Exclude the pictures, then repeat the remaining data exactly.

* **Plotting code records**

:::::

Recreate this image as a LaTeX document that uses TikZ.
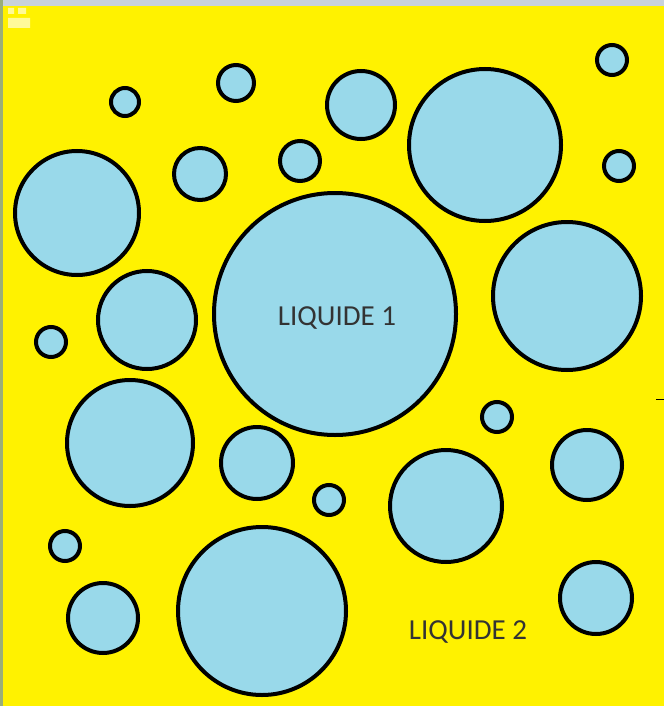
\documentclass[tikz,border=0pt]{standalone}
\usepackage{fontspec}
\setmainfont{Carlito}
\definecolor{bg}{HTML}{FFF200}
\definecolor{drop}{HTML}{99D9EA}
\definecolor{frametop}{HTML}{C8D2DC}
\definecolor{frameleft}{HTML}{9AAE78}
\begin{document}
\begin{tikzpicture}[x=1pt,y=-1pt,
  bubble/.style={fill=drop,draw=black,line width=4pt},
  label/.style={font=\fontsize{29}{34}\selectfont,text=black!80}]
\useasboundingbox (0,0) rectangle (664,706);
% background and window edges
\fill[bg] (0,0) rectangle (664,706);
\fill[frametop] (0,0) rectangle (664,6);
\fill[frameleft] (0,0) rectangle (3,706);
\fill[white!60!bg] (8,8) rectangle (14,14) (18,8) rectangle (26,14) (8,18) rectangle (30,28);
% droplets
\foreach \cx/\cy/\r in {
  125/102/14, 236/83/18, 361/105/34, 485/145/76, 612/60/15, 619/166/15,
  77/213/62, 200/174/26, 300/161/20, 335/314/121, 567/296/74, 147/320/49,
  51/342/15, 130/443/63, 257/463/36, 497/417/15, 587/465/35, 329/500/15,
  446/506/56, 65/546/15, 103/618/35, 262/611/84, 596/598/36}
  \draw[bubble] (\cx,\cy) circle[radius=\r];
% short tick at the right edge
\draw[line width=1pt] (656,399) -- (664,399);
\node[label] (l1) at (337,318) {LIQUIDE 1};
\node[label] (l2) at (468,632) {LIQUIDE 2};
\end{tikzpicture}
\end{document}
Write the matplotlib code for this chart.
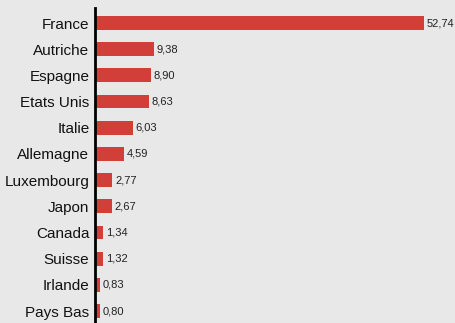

:::::

* **Exercise result**
Recreate this image as a LaTeX document that uses TikZ.
\documentclass[tikz,border=0pt]{standalone}
\usepackage{fontspec}
\setmainfont{Carlito}
\definecolor{bg}{HTML}{FFF200}
\definecolor{drop}{HTML}{99D9EA}
\definecolor{frametop}{HTML}{C8D2DC}
\definecolor{frameleft}{HTML}{9AAE78}
\begin{document}
\begin{tikzpicture}[x=1pt,y=-1pt,
  bubble/.style={fill=drop,draw=black,line width=4pt},
  label/.style={font=\fontsize{29}{34}\selectfont,text=black!80}]
\useasboundingbox (0,0) rectangle (664,706);
% background and window edges
\fill[bg] (0,0) rectangle (664,706);
\fill[frametop] (0,0) rectangle (664,6);
\fill[frameleft] (0,0) rectangle (3,706);
\fill[white!60!bg] (8,8) rectangle (14,14) (18,8) rectangle (26,14) (8,18) rectangle (30,28);
% droplets
\foreach \cx/\cy/\r in {
  125/102/14, 236/83/18, 361/105/34, 485/145/76, 612/60/15, 619/166/15,
  77/213/62, 200/174/26, 300/161/20, 335/314/121, 567/296/74, 147/320/49,
  51/342/15, 130/443/63, 257/463/36, 497/417/15, 587/465/35, 329/500/15,
  446/506/56, 65/546/15, 103/618/35, 262/611/84, 596/598/36}
  \draw[bubble] (\cx,\cy) circle[radius=\r];
% short tick at the right edge
\draw[line width=1pt] (656,399) -- (664,399);
\node[label] (l1) at (337,318) {LIQUIDE 1};
\node[label] (l2) at (468,632) {LIQUIDE 2};
\end{tikzpicture}
\end{document}
Write the matplotlib code for this chart.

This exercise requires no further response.